Pak: You know, the idea of an unstoppable killing machine is interesting. Like, what do you do when you’re faced with something that can’t be reasoned with. What I love about Superman is that he will always try to — [Laughs] he’s gonna smash stuff, but he’s always willing to turn the other cheek, he’s always willing to extend a hand, and he’s always willing to try to figure out how to not fight. That’s what makes him Superman. He’s the guy who’s going to make peace if it needs to be made. But what happens when you come up against an enemy that you cannot make peace with?
First, what does that do to your world, and what does that do to you personally, physically? I think in different stages of our lives we all like to believe certain things. We want to believe in one another, we want to believe in the human race’s potential to be good. Other times we’re absolutely horrified, and we lose faith. Doomsday as this avatar of destruction is a pretty powerful figure to throw in there to challenge somebody who wants to keep faith.
IGN: Some of what you said made me want to ask you this, even though it’s not directly related to Action Comics, but going back to what you said about Harrow, Superman had an opportunity to kill her, and when he didn’t, she said, “That’s why you’re weak. That’s why you can’t do this.” What’s your personal opinion on Superman killing?
Pak: You know, I don’t think Superman will never kill, you know what I’m saying? Any character you can imagine, you can put them in certain circumstances — you know, you can push a character to do anything under certain circumstances. I don’t necessarily think that having a character do something is going to necessarily, fundamentally going to destroy the character for all time, particularly what happens in a different medium. These characters have been around for three quarters of a century and continue to be totally compelling and relevant to generation after generation after generation, and they’ve all gone through different stages of how much violence they employ and exactly what they do, whether they’re jerks or heroes or whatever.
They’ve gone through many different stages, and I think it’s up to each generation and each writer to kind of figure out what that character means at that time and at that moment. So for me personally, I think it’s pretty evident when I’m writing Superman what he’s struggling with and what his challenges are and where his breaking points are. I will always push him harder and harder and harder. His life will never get easier. [Laughs] This is serial storytelling and human drama, and you need conflict and huge challenges for your characters. A loss of innocence is also part of that process. At the same time, how far I will go, you know, you’ll just have to keep reading.
IGN: The solicit info for the next issue of Action Comics shows we’re getting four new Men of Steel, just like the classic Doomsday story — Metallo, Ghost Soldier, Atomic Skull and Steel. So what can we look forward to with that? What made those characters a good fit for what you’re doing next?

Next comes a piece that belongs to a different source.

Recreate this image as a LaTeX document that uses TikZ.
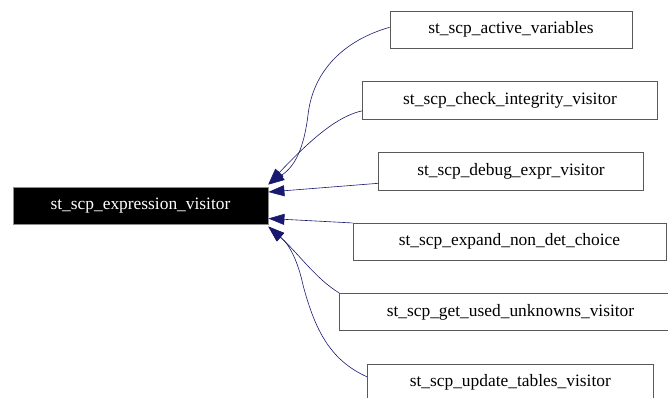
\documentclass[tikz,border=0pt]{standalone}
\usepackage{fontspec}
\setmainfont{Liberation Serif}
\usetikzlibrary{arrows.meta}
\definecolor{edgeblue}{HTML}{191970}
\tikzset{
  cls/.style={draw=black!65, line width=0.8pt, fill=white, inner sep=0pt, font=\fontsize{17.4}{19}\selectfont},
  mainbox/.style={draw=black!45, line width=0.8pt, fill=black, text=white, inner sep=0pt, font=\fontsize{17.4}{19}\selectfont},
  inh/.style={draw=edgeblue, line width=0.6pt, arrows={-{Triangle[length=16pt,width=11pt,fill=edgeblue]}}}
}
\begin{document}
\begin{tikzpicture}[x=1pt,y=-1pt]
\useasboundingbox (0,0) rectangle (668,397);
\clip (0,0) rectangle (668,397);
\node[mainbox, minimum width=255pt, minimum height=37pt] (main) at (140.5,205.5) {st\_scp\_expression\_visitor};
\node[cls, minimum width=242pt, minimum height=37pt] (a) at (511,29.8) {st\_scp\_active\_variables};
\node[cls, minimum width=294.6pt, minimum height=37.3pt] (b) at (510,100.3) {st\_scp\_check\_integrity\_visitor};
\node[cls, minimum width=264.6pt, minimum height=37.3pt] (c) at (511,171.3) {st\_scp\_debug\_expr\_visitor};
\node[cls, minimum width=313pt, minimum height=36.7pt] (d) at (509.5,241.7) {st\_scp\_expand\_non\_det\_choice};
\node[cls, minimum width=342pt, minimum height=37.4pt] (e) at (510.5,312) {st\_scp\_get\_used\_unknowns\_visitor};
\node[cls, minimum width=286pt, minimum height=37pt] (f) at (510.3,382.8) {st\_scp\_update\_tables\_visitor};
% edges (child -> parent)
\draw[inh] ([yshift=2.5pt]a.west) .. controls (345,40) and (313,70) .. (308,115) .. controls (303,155) and (292,168) .. ([yshift=2pt]main.north east);
\draw[inh] ([yshift=-10.5pt]b.west) .. controls (338,116) and (312,138) .. ([yshift=2.5pt]main.north east);
\draw[inh] ([yshift=-12pt]c.west) -- ([yshift=13.5pt]main.east);
\draw[inh] (d.north west) -- ([yshift=-13pt]main.east);
\draw[inh] (e.north west) .. controls (315,278) and (300,255) .. ([yshift=-2pt]main.south east);
\draw[inh] ([yshift=6pt]f.west) .. controls (330,360) and (315,330) .. (303,285) .. controls (298,262) and (290,245) .. ([yshift=-2.5pt]main.south east);
\end{tikzpicture}
\end{document}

Pak: Well, there is going to be an effort to take care of certain things that require the deployment of certain characters in surprising ways. Those various characters, they fit nicely into the story because they’re actual characters with actual histories. I think the most interesting thing is the fact that you’ve got Steel alongside these other characters. What does that mean? A lot is going to be revealed. I love Steel, and I love what we’re doing with Steel in this story. We’ve got some big, big, fun things happening with Steel — they’re not that fun for him all the time, but Steel’s going to play a big role. I love the emotional story we were able to create, and what he’s going to be going through is going to be something very special I think.